There’s something so comforting about grading a single paper.
So the story goes, reading the paper gives us immediate access to students’ thought process. Reading the paper shows us how they think.
It’s nice. But a lot of the time, it’s not true.
We are seriously limited if we focus only on a product, especially if our students have generated hundreds of those kinds of products in the past.
My students know how to fake the essay form, even if they haven’t done any of the reading, close analysis, or thinking.
The goal, with this reworking of the assignment, is to make it more difficult to fake the process. That way, I can jump in and help.
It’s not just about preserving the essay.
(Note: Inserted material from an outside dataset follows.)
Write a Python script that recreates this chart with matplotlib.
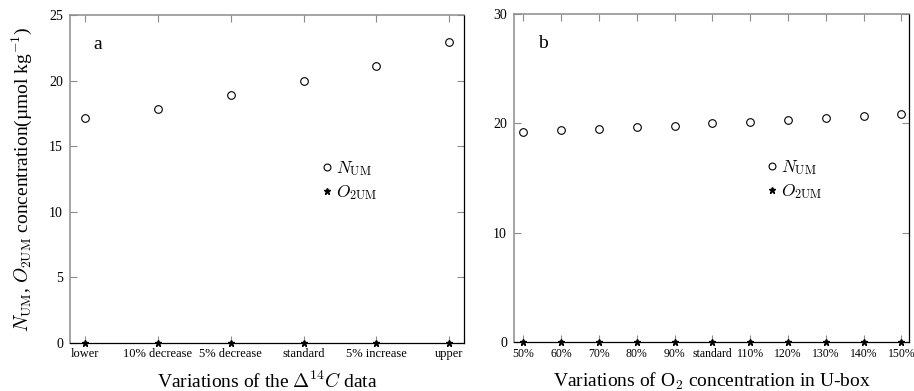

It’s about making the process of learning and thinking visible.
The Takeaways
This is far from perfect.
Within the next couple of weeks, I’ll get my first AI-Powered Portfolios, and I’ll go from there.
But here are my big lingering questions:
How can I give my students more autonomy over this process?
Would including videos for the reflection portion improve the Portfolio?
How might I work in multimodal work? Would that improve the learning process?
Some Great People Working On AI & Assessment
The following people, in my mind, are some of the best people thinking about assessment in The Age of AI.
(Sorry for anyone I missed!)
Leon Furze: His AI Scale is so useful, as a student-facing tool that gives them a sense of how AI might be used.
Michelle Kassorla: She’s done great work on incorporating AI use into her grading rubrics
- : His “Stop Grading Essays, Start Grading Chats” framework is phenomenally helpful.
- : He has a great method for making AI misuse more difficult, while optimizing how students are using AI. (Unlike Furze’s tool, this one is more teacher-facing than student-facing.)
Phillip Alcock: He argues for AI-assisted Project-Based Learning as a path forward.
I’d definitely recommend checking them out!
This protocol is ambitious, Jason. I think I would classify it as a curriculum embedded constructed response task. Generally, portfolios ask students to select artifacts from their ongoing work and write about them to point to features of their work that provide evidence of learning in their eyes. What if you did this. Give the students free access to the bot—they decide if, when, and how they use it. The task? Think about the six stories read in class. Rank order them according to how much you “like” the story. Focusing on the top two and the bottom two stories, write an essay pointing out the things you appreciate about the top two and the specific details that made you place the bottom two stories at the bottom. Note: This doesn’t have to mean you “dislike” them. Suggestion: Use the bot to help you generate some criteria you can apply to short stories help you talk those you like a lot and those you like not so much. You will have 40 minutes to complete this task. For a third of your grade, write a post task analysis responding to each question: 1. What problems did you face as you worked on this task? What did you do to solve them? 2) How did you use AI to support your work? How do you feel about these uses? 3) What did you learn about judging short stories? What questions remain for you?
Thanks for sharing this! I'm a writing professor, so I can't entirely junk paper assignments (or else I'll be violating our program policy), but I like what you're doing here in terms of process over product. One question, though: how do you handle students who want to opt out of using AI at all? At my institution we're not allowed to require the use of AI for any assignment (and I agree with this approach, in terms of my own ethics), and so have to have an alternate but equivalent assignment for those who don't use AI (so in essence, I have to create two versions of every assignment and activity, whee!). I didn't see any alternate options in your Google Doc so I'm curious if you actually do require your students to interact with the AI? Do you get any pushback?